***** Material
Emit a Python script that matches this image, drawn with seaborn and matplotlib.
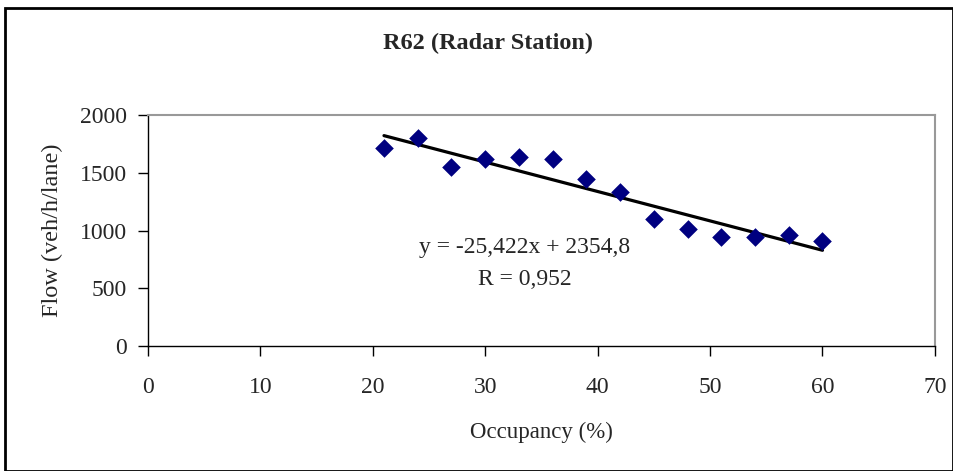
import numpy as np
import pandas as pd
import matplotlib
matplotlib.use("Agg")
import matplotlib.pyplot as plt
import seaborn as sns
from matplotlib.patches import Rectangle

occupancy = [21, 24, 27, 30, 33, 36, 39, 42, 45, 48, 51, 54, 57, 60]
flow = [1710, 1800, 1550, 1620, 1640, 1620, 1450, 1330, 1100, 1010, 940, 940, 960, 910]
slope = -25.422
intercept = 2354.8

df = pd.DataFrame({"occupancy": occupancy, "flow": flow})
trend = pd.DataFrame({"occupancy": [min(occupancy), max(occupancy)]})
trend["flow"] = slope * trend["occupancy"] + intercept

sns.set_style("white")
plt.rcParams['font.family'] = ['Liberation Serif', 'DejaVu Serif']

fig = plt.figure(figsize=(9.54, 4.71), dpi=100)
ax = fig.add_axes([0.155, 0.265, 0.825, 0.491])

sns.lineplot(data=trend, x="occupancy", y="flow", color="black", linewidth=2.3, ax=ax)
sns.scatterplot(data=df, x="occupancy", y="flow", marker="D", color="#000080",
                s=90, edgecolor="#000080", linewidth=0, ax=ax, zorder=3)

ax.set_xlim(0, 70)
ax.set_ylim(0, 2000)
ax.set_xticks(range(0, 71, 10))
ax.set_yticks(range(0, 2001, 500))
ax.tick_params(axis="both", labelsize=17, direction="out", length=7, width=1, color="black",
               bottom=True, left=True)
ax.tick_params(axis="x", pad=15)
ax.tick_params(axis="y", pad=8)
for s in ["left", "bottom"]:
    ax.spines[s].set_color("black")
    ax.spines[s].set_linewidth(1)
for s in ["top", "right"]:
    ax.spines[s].set_color("#999999")
    ax.spines[s].set_linewidth(1.5)

ax.set_xlabel("Occupancy (%)", fontsize=16.5, labelpad=17)
ax.set_ylabel("Flow (veh/h/lane)", fontsize=17.5, labelpad=12)
ax.text(33.5, 857, "y = -25,422x + 2354,8", fontsize=17, ha="center", va="center")
ax.text(33.5, 580, "R = 0,952", fontsize=17, ha="center", va="center")

fig.text(0.512, 0.908, "R62 (Radar Station)", fontsize=17.5, fontweight="bold",
         ha="center", va="center")
fig.patches.append(Rectangle((0.005, 0.0), 0.994, 0.982, transform=fig.transFigure,
                             fill=False, edgecolor="black", linewidth=2))

fig.savefig("out.png", dpi=100)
**********
• [What needs to be done]: Quote the data exactly, leaving every image out of the copy.

• [Task response]:
Emit a Python script that matches this image, drawn with seaborn and matplotlib.
import numpy as np
import pandas as pd
import matplotlib
matplotlib.use("Agg")
import matplotlib.pyplot as plt
import seaborn as sns
from matplotlib.patches import Rectangle

occupancy = [21, 24, 27, 30, 33, 36, 39, 42, 45, 48, 51, 54, 57, 60]
flow = [1710, 1800, 1550, 1620, 1640, 1620, 1450, 1330, 1100, 1010, 940, 940, 960, 910]
slope = -25.422
intercept = 2354.8

df = pd.DataFrame({"occupancy": occupancy, "flow": flow})
trend = pd.DataFrame({"occupancy": [min(occupancy), max(occupancy)]})
trend["flow"] = slope * trend["occupancy"] + intercept

sns.set_style("white")
plt.rcParams['font.family'] = ['Liberation Serif', 'DejaVu Serif']

fig = plt.figure(figsize=(9.54, 4.71), dpi=100)
ax = fig.add_axes([0.155, 0.265, 0.825, 0.491])

sns.lineplot(data=trend, x="occupancy", y="flow", color="black", linewidth=2.3, ax=ax)
sns.scatterplot(data=df, x="occupancy", y="flow", marker="D", color="#000080",
                s=90, edgecolor="#000080", linewidth=0, ax=ax, zorder=3)

ax.set_xlim(0, 70)
ax.set_ylim(0, 2000)
ax.set_xticks(range(0, 71, 10))
ax.set_yticks(range(0, 2001, 500))
ax.tick_params(axis="both", labelsize=17, direction="out", length=7, width=1, color="black",
               bottom=True, left=True)
ax.tick_params(axis="x", pad=15)
ax.tick_params(axis="y", pad=8)
for s in ["left", "bottom"]:
    ax.spines[s].set_color("black")
    ax.spines[s].set_linewidth(1)
for s in ["top", "right"]:
    ax.spines[s].set_color("#999999")
    ax.spines[s].set_linewidth(1.5)

ax.set_xlabel("Occupancy (%)", fontsize=16.5, labelpad=17)
ax.set_ylabel("Flow (veh/h/lane)", fontsize=17.5, labelpad=12)
ax.text(33.5, 857, "y = -25,422x + 2354,8", fontsize=17, ha="center", va="center")
ax.text(33.5, 580, "R = 0,952", fontsize=17, ha="center", va="center")

fig.text(0.512, 0.908, "R62 (Radar Station)", fontsize=17.5, fontweight="bold",
         ha="center", va="center")
fig.patches.append(Rectangle((0.005, 0.0), 0.994, 0.982, transform=fig.transFigure,
                             fill=False, edgecolor="black", linewidth=2))

fig.savefig("out.png", dpi=100)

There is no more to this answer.